Утопия Мора, Город Солнца Кампанеллы, Республика Платона, Сикстинская капелла Микеланджело и прежде всего, как вопиющий пример, «Комедия» Данте — эти проекты справедливой мировой семьи сочетают в себе стремление защитить человека и подавить человека, отстоять личное пространство чувств и сделать так, чтобы всякое личное чувство было общественно значимым и поддавалось контролю.
Данте, начинавший как республиканец и закончивший жизнь гибеллином, стал символом соединения противоположностей. Беатриче, воспетая в Vita Nuova как возлюбленная поэта, стала символом Любви Небесной и империи. На фоне этой трансформации Данте даже продразверстка и «военный коммунизм» выглядят не столь шокирующе по отношению к модели свободного общества равных. Муссолини начинает как марксист и заканчивает как фашист, но, учитывая все мутации марксизма (от Сталина до Пол Пота), этот путь не кажется удивительным. Теория Маркса, созданная ради освобождения человека, несет в себе оправдание насилия, и это необходимо принять вместе с гуманистической программой.
Два ренессанса вырастают из одного семени, и это единое растение, а не два соседних. Противоречие существует, но это внутреннее противоречие ренессанса, а не внешнее; это не столкновение двух противоположных течений, и, возможно, даже не двойная спираль, но водоворот. В том и трагедия ренессанса, что антагонизм встроен в морфологию сложного явления и обновление веры происходит одновременно с ее отрицанием. Это не соседство, но сложная морфология единого.
Единый организм, содержащий противоположные тенденции, описан как оптимальная форма общественного устройства — у Полибия, Цицерона, позже у Макиавелли описано соединение монархии, олигархии и демократии в одном общественном организме как единственное решение социальных конфликтов; «ни одна из властей не довлеет себе, и каждая из них имеет возможность мешать и противодействовать замыслам других, чрезмерное усилие одной из властей и превознесение над прочими оказались бы совершенно невозможными. Действительно, все остается на своем месте, так как порывы к переменам сдерживаются частью внешними мерами, частью опасением противодействия с какой бы то ни было стороны» (VI, 18,8). Государство, по мысли Полибия, в самом себе «черпает исцеление» за счет совмещенных в одно целое типов правления. Требуется допустить, что даже в более сложном, в духовном бытии истории противоположности слиты — однако известно, что Рим пал, Маяковский застрелился, авангард привел к фашизму.
Воспринять сложность и противоречивость явления — как индульгенцию релятивизму, сделать вывод, что компромисс — единственный выход, — было бы и самым безнравственным выводом, и самым бесполезным. Сколь удобно было бы являться духовным наследником Микеланджело и Пальмиери и одновременно верить в Вебера и капитализм, в этом настоятельная потребность обывателя. Современный гражданин посещает капища современного искусства и христианские соборы одновременно, и противоречие снято «сложностью» культурных процессов.

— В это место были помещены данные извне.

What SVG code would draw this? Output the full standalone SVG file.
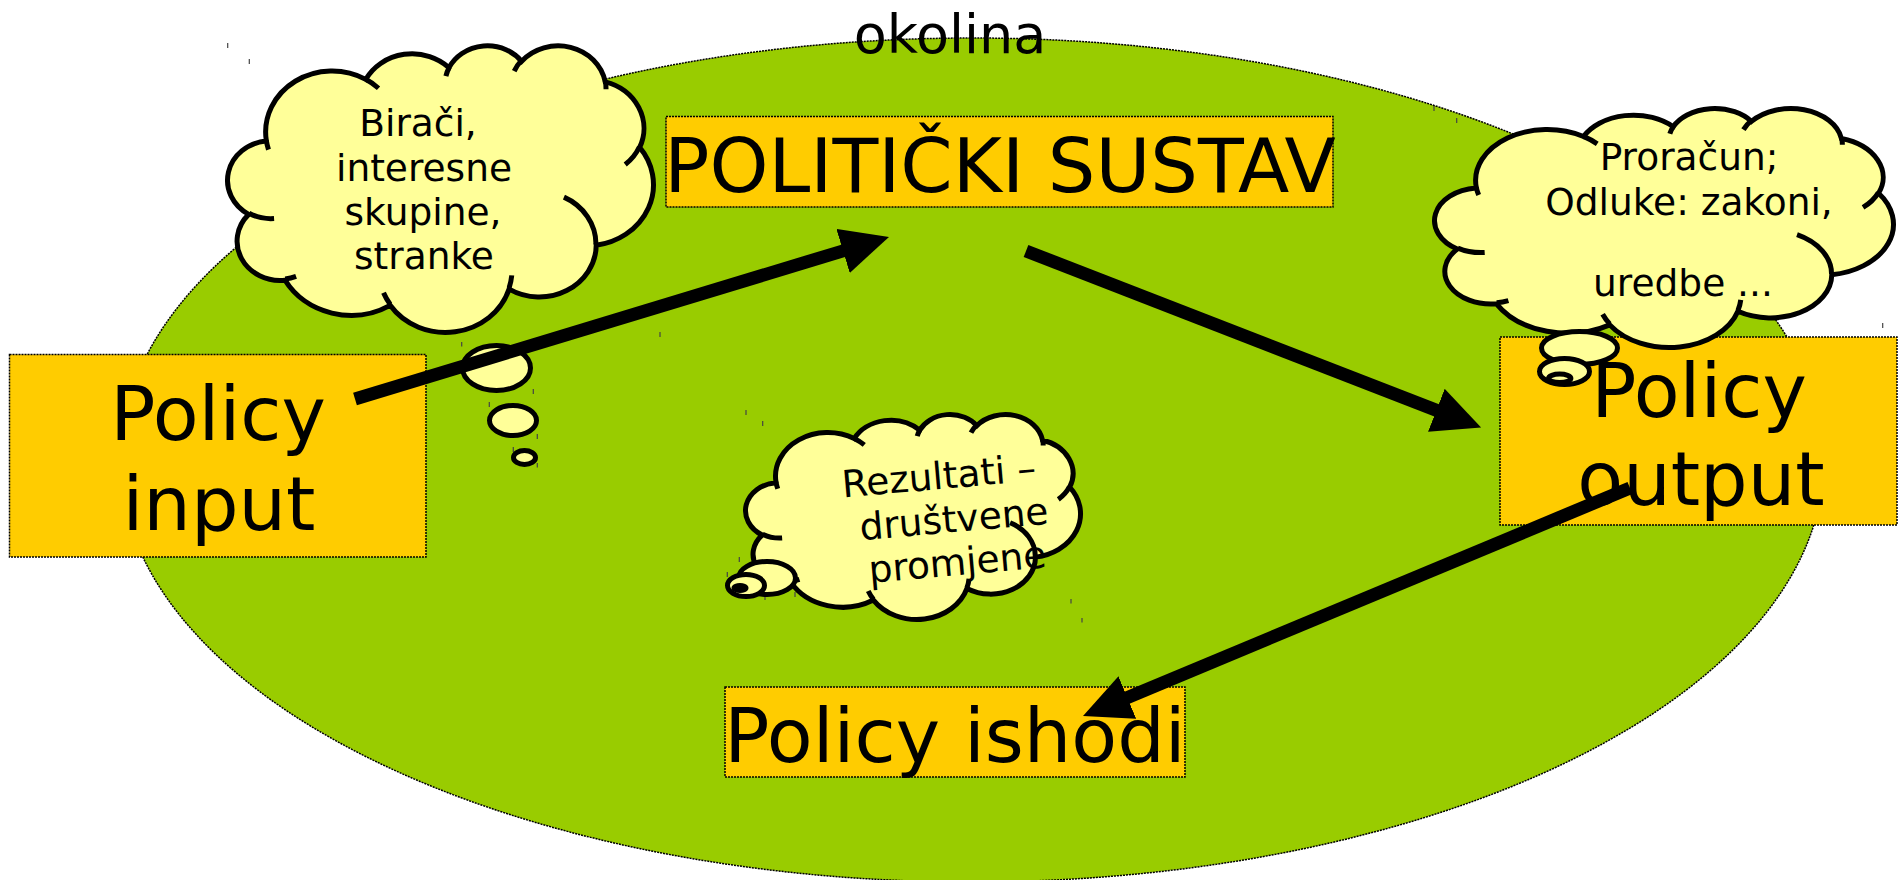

Человек оставлен наедине с противоречием, которое он может разрешить только самостоятельно.
Этического прогресса нет; и прогресса в искусстве существовать в принципе не может; всякий раз каждый ренессанс решает собственную задачу заново.
Спор Эразма и Лютера о наличии свободной воли в нравственном человеке продолжается сегодня, составляет главную интригу европейской духовной истории.
Морфология ренессанса в своей противоречивой сложности подобна описанию морфологии души Платоном — сосуществуют разумная часть души, пылкая, вожделеющая.
6
Поскольку Бог пребывает вне времени, то все, что представляется человеку неосуществившимся будущим, для Бога является актуальной осуществленностью. Настоящее становится таковым именно через вечное; в этом смысл христианского понимания времени, реализованного, в частности, Ренессансом. Об этом пишет и Блаженный Августин: «ни будущего, ни прошлого нет, и неправильно говорить о существовании трех времен, прошедшего, настоящего и будущего. Правильнее было бы, пожалуй, говорить так: есть три времени — настоящее прошедшего, настоящее настоящего и настоящее будущего».
В этом смысле вмененный искусству критерий актуальности и современности является языческим и никакого отношения к традиции христианского искусства не имеет.
В терминологии Плотина надо говорить о Едином, высшей инстанции по отношению к Уму и даже Душе. Единое — субстанция образования общего знания, оно и есть собственная цель — оно «свободно и уединенно».